A diatomic molecule has very strong interactions between the two atoms that form the molecule. Yet in spite of the strong interaction, stat mech applies very well to a diatomic gas.
Because by applying some knowledge you know where to apply statmech and where not. In correlated systems its not clear to which part, if any, statmech might have a relevance.

Strong correlation doesn't mean strong interactions... by "strong interaction" I mean that the potential energy of the interactions is overwhelming. Strong correlation means (rougly speaking) that the energy scales of different types of energy come in at about the same energy scale, so that different types of order or disorder can end up competing.
Maybe that's a common definition based on observations.

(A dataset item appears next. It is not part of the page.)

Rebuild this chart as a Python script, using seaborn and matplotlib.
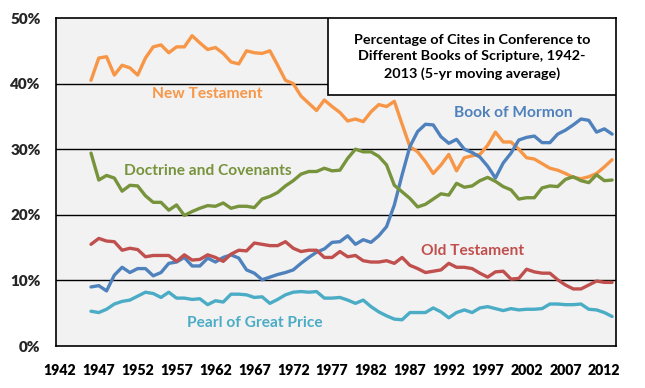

I can't think of a detailed formulation, but I prefer one based on equal probability distribution in phase space or something along these lines.

Gokul43201
Staff Emeritus
Gold Member
Gerenuk,

We can always use stat mech to study a system. If the system is in equilibrium, we use equilibrium stat mech. Else, we must use techniques of nonequilibrium stat mech.

If the system is in equilibrium, we use equilibrium stat mech. Else, we must use techniques of nonequilibrium stat mech.
My feeling is that for example mere contact with a reservoir doesn't need to be enough. In fact you can't know when you have equilibrium, when you don't know the final solution. Statmech doesn't come from nowhere and it has well defined assumptions, which are not given in all systems.

Maybe I should have a look at non-equi statmech. Can you recommend a good book?